Technical Outlook: Momentum and Recovery

From a technical perspective, the Nifty has slipped below key support levels, which analysts interpret as a sign of weakening momentum. When a benchmark index breaks through established technical floors, it often triggers automated sell orders and weakens the confidence of short-term traders.

However, the outlook isn’t entirely bearish. Certain technical indicators still suggest the possibility of a near-term recovery. If the indices can stabilize and reclaim these lost levels, a relief rally may occur, provided that geopolitical tensions ease or the rupee finds a stable floor.

Key Takeaways

  • Geopolitical Risk: US-Iran tensions are driving a global shift toward risk-aversion.
  • Currency Pressure: A weakening rupee is contributing to the sell-off and impacting foreign investment flows.
  • Sectoral Shift: Heavy profit-booking in financial stocks has dragged down the broader benchmarks.
  • Technical State: While current momentum is weak, some indicators suggest a potential for a short-term bounce.

Frequently Asked Questions

Why do geopolitical tensions affect the Indian stock market?

India is highly integrated into the global economy. Tensions in oil-producing regions or between superpowers can lead to higher energy prices and a general withdrawal of foreign capital from emerging markets as investors seek lower-risk assets.

What is “profit-booking” and why does it happen?

Profit-booking occurs when investors sell a portion of their holdings after the price has risen to realize their gains. This often happens during periods of uncertainty, as traders prefer to secure actual profits rather than risk a potential downturn.

How does a weak rupee impact equity indices?

A weak rupee makes Indian assets less attractive to foreign investors because the value of their investment decreases when converted back into dollars. This often leads to increased selling by Foreign Institutional Investors (FIIs), pushing index levels lower.

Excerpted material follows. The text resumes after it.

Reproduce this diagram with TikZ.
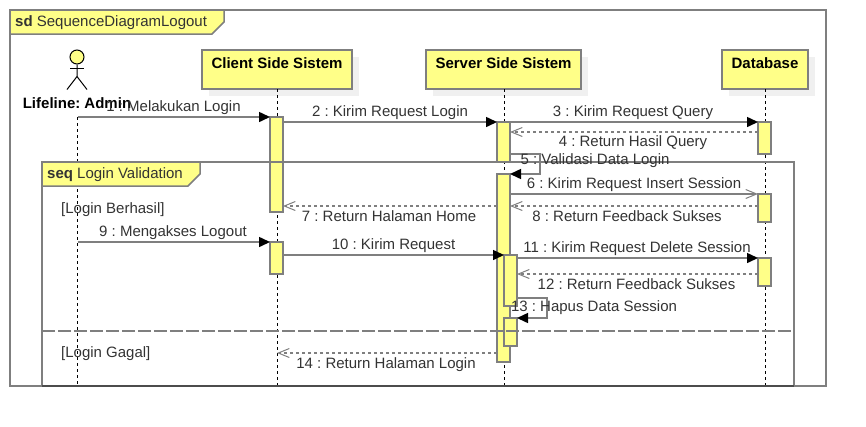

Is a market correction always negative?

Not necessarily. Short-term corrections can be healthy for a market, as they remove “froth” or overvaluation from certain sectors, creating better entry points for long-term investors.


Forward Outlook: Market participants will closely monitor diplomatic developments between the US and Iran and the trajectory of the rupee. A stabilization in these two areas is likely the prerequisite for the Indian markets to regain their upward trajectory.